Kimani counters that Nasa's anti-election rhetoric incites violence. 'We have had a lot of riots that have been couched as demonstrations,' he said. 'The pattern has been: a prominent leader stands up and says something, a few hours later, young men and women riot in the name of demonstrations – and indeed there are some demonstrations going on – and then the police are forced to face off with the rioters.'

Jubilee challenge
Kenyatta has a long road ahead to make amends with huge swathes of the country that did not take part in the 26 October election. About 12 million registered electors did not vote, and many of them feel locked out of the electoral system.

Mudavadi said: 'Where is [Kenyatta's] legitimacy? When you are somebody without legitimacy you will expect people will not respect your authority. There will be civil disobedience […] you will be ruling more by authoritarianism rather than the will of the people.'

Jubilee officials say the country's devolved government will help calm tensions. 'The government at different levels is run by Nasa stalwarts and they have a key stake,' said Abdikadir Hussein Mohamed, one of Jubilee's top legal strategists. The government has also gone on a media blitz to paint the current situation as the backfiring of Odinga's last-ditch strategy to capture power.

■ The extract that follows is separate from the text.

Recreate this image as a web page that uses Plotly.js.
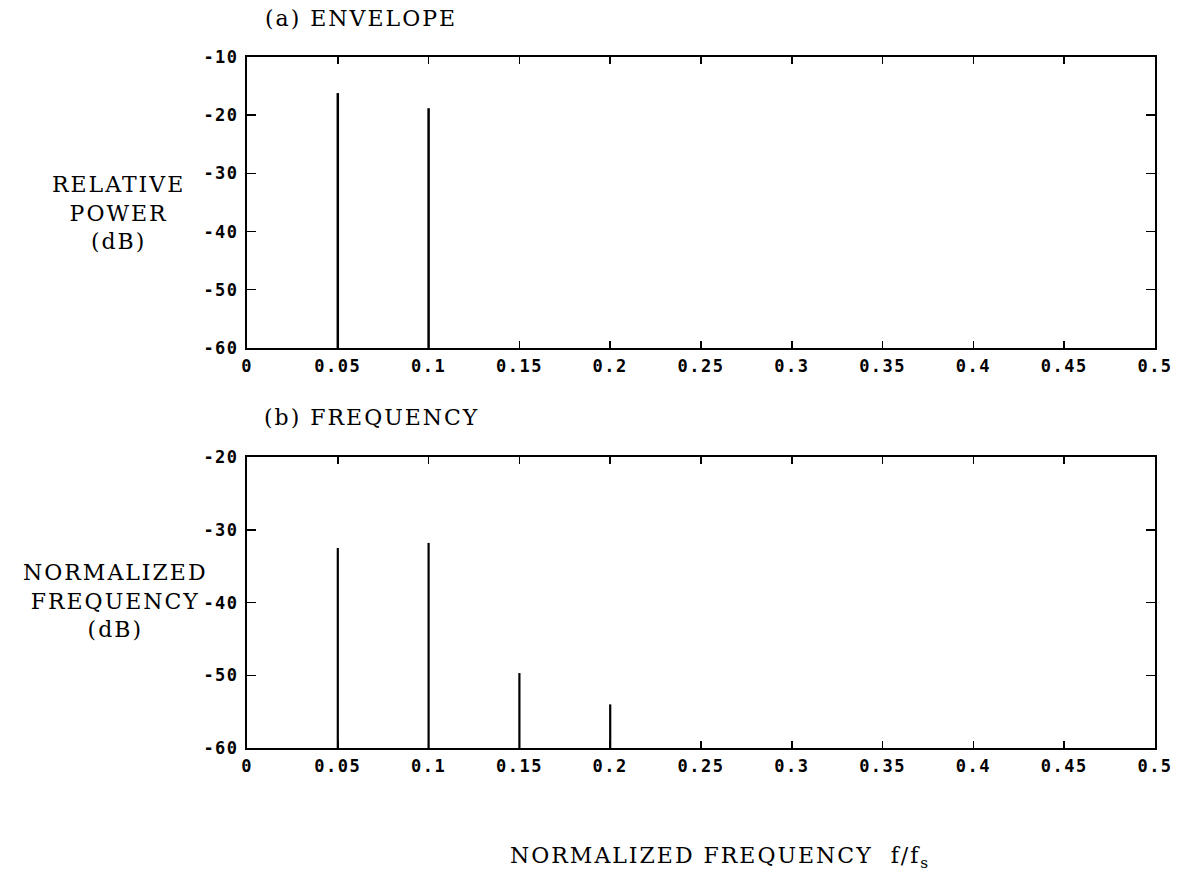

Deputy President Ruto, a front-runner for the presidency in the 2022 election, has been dispatched to give interviews on international television channels where he has trumpeted this line. Ruto blamed violence on opposition supporters and vowed that no more elections will be held. 'Mr. Odinga knew for sure if these election materials got to the polling stations, as it did in two constituency in Nyanza, people will vote,' Ruto told Al Jazeera English. 'He organised militia to erect barricades and prevent election officials and materials from getting to polling stations.' Ruto was also adamant that Nasa's demands for a fresh election would not be met.